Stéphane Ginsgurgh, who has recorded Burgess’s 24 Preludes and Fugues, guides listeners though this complex suite of piano pieces, pointing out deliberate echoes from other works, such as The Rite of Spring by Igor Stravinsky. Ginsburgh, who has also recorded the complete piano sonatas of Prokofiev, speaks about his excitement when he found out about the existence of Burgess’s preludes and fugues, written in all the major and minor keys. He talks us through a variety of Burgess’s pieces at the piano, and illustrates why Burgess’s music ‘doesn’t sound like it was written by an amateur composer.’
The Afterwords programme was broadcast on BBC Radio 3 on 23 March 2025, and is now available to stream via BBC Sounds (see the link below). It was produced by Alan Hall and Pheobe McIndoe for Falling Tree Productions. This is the first full-length radio documentary about Burgess since Paul Morley’s programme for Archive on Four in 2012 (see link below).
The revival of interest in Burgess’s music has been accompanied by a wider international reassessment of his life and work. A new television documentary about Burgess and A Clockwork Orange was broadcast by Arte in French, German and Spanish in 2023, and another film is currently being prepared by a Swiss-Italian TV production company.
In recent years the Foundation has supported the first commercial recordings of Burgess’s music, which have been made available on CD and as downloads and via music streaming services. These include The Piano Music of Anthony Burgess (Prima Facie, 2015), Orchestral Music including the ballet suite, Mr W.S. (Naxos, 2016), 24 Preludes and Fugues: The Bad-Tempered Electronic Keyboard (Naxos Grand Piano, 2018) and the Complete Guitar Quartets, performed by the Méla Quartet (Naxos, 2023).

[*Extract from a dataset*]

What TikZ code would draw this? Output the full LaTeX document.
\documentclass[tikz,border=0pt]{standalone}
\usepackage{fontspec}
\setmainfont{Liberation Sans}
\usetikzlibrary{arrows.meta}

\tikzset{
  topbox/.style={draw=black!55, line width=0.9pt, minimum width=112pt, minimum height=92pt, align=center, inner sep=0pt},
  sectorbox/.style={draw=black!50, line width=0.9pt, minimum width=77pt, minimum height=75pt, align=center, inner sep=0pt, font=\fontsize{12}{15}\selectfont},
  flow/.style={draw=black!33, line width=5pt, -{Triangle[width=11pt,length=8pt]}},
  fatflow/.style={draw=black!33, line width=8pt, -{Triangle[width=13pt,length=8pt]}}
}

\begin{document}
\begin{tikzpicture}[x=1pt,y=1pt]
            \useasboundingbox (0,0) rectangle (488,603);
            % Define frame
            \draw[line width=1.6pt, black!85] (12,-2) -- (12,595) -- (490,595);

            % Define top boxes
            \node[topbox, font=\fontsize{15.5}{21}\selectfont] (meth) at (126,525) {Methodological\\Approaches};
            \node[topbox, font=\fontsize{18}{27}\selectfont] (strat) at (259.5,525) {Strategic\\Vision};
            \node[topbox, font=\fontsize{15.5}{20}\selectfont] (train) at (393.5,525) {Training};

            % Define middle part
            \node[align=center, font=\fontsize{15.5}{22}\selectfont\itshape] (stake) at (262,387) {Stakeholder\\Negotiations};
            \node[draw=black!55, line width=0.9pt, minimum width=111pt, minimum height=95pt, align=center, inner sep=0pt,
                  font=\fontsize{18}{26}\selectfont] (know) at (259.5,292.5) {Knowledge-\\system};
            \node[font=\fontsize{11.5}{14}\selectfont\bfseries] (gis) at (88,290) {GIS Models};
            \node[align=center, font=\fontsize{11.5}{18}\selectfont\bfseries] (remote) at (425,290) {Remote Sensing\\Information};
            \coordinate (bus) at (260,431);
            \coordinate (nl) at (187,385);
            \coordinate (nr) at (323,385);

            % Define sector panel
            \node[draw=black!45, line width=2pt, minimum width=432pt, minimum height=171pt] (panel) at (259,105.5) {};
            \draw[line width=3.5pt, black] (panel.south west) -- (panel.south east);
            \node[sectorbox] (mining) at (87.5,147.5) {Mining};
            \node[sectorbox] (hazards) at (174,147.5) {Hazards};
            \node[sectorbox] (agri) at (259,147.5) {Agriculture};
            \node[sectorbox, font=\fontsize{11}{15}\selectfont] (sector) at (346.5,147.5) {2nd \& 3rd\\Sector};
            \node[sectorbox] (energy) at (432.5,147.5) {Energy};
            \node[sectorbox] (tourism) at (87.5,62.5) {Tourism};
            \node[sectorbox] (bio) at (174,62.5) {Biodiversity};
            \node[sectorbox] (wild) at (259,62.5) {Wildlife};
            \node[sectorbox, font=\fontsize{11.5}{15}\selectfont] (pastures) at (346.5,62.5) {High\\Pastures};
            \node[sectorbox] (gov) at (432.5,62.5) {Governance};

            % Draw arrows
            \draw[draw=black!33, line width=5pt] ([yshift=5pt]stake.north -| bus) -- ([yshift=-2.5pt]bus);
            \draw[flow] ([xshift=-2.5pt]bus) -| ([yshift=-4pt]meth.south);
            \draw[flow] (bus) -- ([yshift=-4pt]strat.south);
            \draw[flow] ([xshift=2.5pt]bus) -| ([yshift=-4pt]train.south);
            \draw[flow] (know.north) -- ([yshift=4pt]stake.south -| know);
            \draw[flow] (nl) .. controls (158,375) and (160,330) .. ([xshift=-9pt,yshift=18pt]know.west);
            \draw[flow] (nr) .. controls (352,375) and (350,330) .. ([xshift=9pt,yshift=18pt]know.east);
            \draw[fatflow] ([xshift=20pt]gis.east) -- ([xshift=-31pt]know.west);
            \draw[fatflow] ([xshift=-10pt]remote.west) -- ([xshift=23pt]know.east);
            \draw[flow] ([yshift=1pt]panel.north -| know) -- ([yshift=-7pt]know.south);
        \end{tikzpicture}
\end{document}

Plans are well advanced for a new recording of piano pieces by Burgess, which have recently been discovered in the archive. These ‘lost’ pieces, including a substantial Suite for Four Hands, have been recorded by the pianist Richard Casey for release later in 2025.
No doubt Burgess himself would have been pleased by the recent refocussing of interest in his musical life. He often said, perhaps only half-jokingly, that he wanted to be remembered as a composer who also wrote novels, rather than the other way around. In the final months of his life, when he knew that time was running out, he returned to writing music for piano and wind instruments, in the hope of leaving a legacy for his son, who was also a musician.
Find out more
Afterwords: Anthony Burgess is on the BBC website (also available on the BBC Sounds app).
Paul Morley’s Archive on Four programme is available via the BBC (also available on the BBC Sounds app).
Naxos has a page devoted to their Burgess recordings.
It's wonderful that Burgess's music continues to receive growing attention. In addition to the Naxos recordings mentioned in the article was the earlier recording of the guitar quartets with the Aighetta Quartet, which I believe was a commercial recording (and the first of his music?). That recording, and those works, remain my favorites of the few I've had a chance to hear.
"...when he knew time was running out," —so terribly sad. One wonders what he thought about his Villiger Export and Café Crème cigars then? For his sake I hope he, like Hitchens, regarded them as the necessary fuel which had allowed him to lead a full life.
Another end of life matter intrigues me: he became friendly with Robertson Davies at the end of his life. Davies was a Canadian author (little known outside Canada but well worth exploring) who had achieved a similar Grand Old Man status. I wonder if any correspondence between them survives?